You're not forced to pay the average if saving money is important. My primary driver costs me ~2K a year total.

> All costs totaled, living in NYC isn't strictly more expensive than living in a suburb.

As someone who beat my head against the wall of trying to afford to live in NYC for several years and eventually gave up and moved to the suburbs, I assure you it's far cheaper to live in the suburbs.

(Sure, there are exclusive luxury suburbs that'll cost as much as living in NYC but you wouldn't move to those if affordability matters.)


True. But I'd say that all that proves is that there's so much demand for not needing to own a personal automobile! And yet, cities aren't like private businesses; they don't do what's in demand. Instead of spending millions on public transportation, they spend billions on more roads to suburbs because that's what they are used to, and why the hell not? What good will come to elected officials from millions of car-free millennials streaming in from all over the country? That will just jack up rents, because, let's face it, no one city can absorb the demand anyway. My home city, Portland, put in modest light rail and painted some bike lanes, which caused some new people to move in. That pissed everyone off, and all transit development abruptly stopped. Desirable city == pissed off locals, and the locals vote!

So we have shitty apartments in Manhattan where the land is 99% of the cost and countless, cookie cutter suburban hellscapes.


>But I'd say that all that proves is that there's so much demand for not needing to own a personal automobile!

It really doesn't. NYC isn't $ARBITRARY_SUBURB except without obligatory car ownership.


A better comparable is to consider rents in an outlying section of Queens that is far from transit and compare that to Manhattan.

For that matter a person could very much live car free in a minor city like Binghamton or Ithaca NY if they work at a place that is well served by transit.


I totally disagree. Density and transit are the defining traits of NYC. What's something else NYC offers that you can't find in a similarly sized, but spread out, population?
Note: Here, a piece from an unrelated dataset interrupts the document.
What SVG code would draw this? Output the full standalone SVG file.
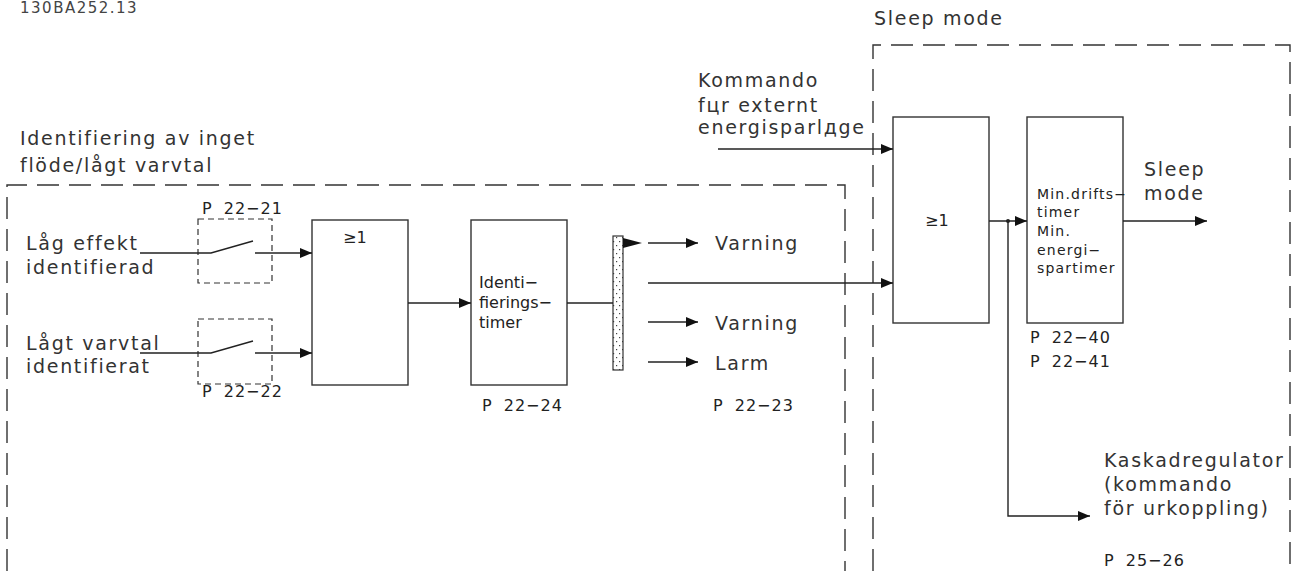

Keeping in mind that the population of NYC is about that of the entire Dallas-Ft. Worth metro area, or the entire state of Washington.


UN HQ, Wall Street, potentially one's family, etc. Cities just aren't fungible. There are way more reasons someone might prefer or be pushed towards one or another besides the traffic or transit.


Hell, if you're listing off important US map pin-points, you can't beat DC. But people would still rather live in NYC (according to the market). But even if NYC had the most destinations, that's just another way of saying "density", which is my entire point.

And I'm not talking about personal differences, like family. Paris isn't a world class city because my mom lives there. I get that individuals have reasons to live places. I'm talking about populations, not people.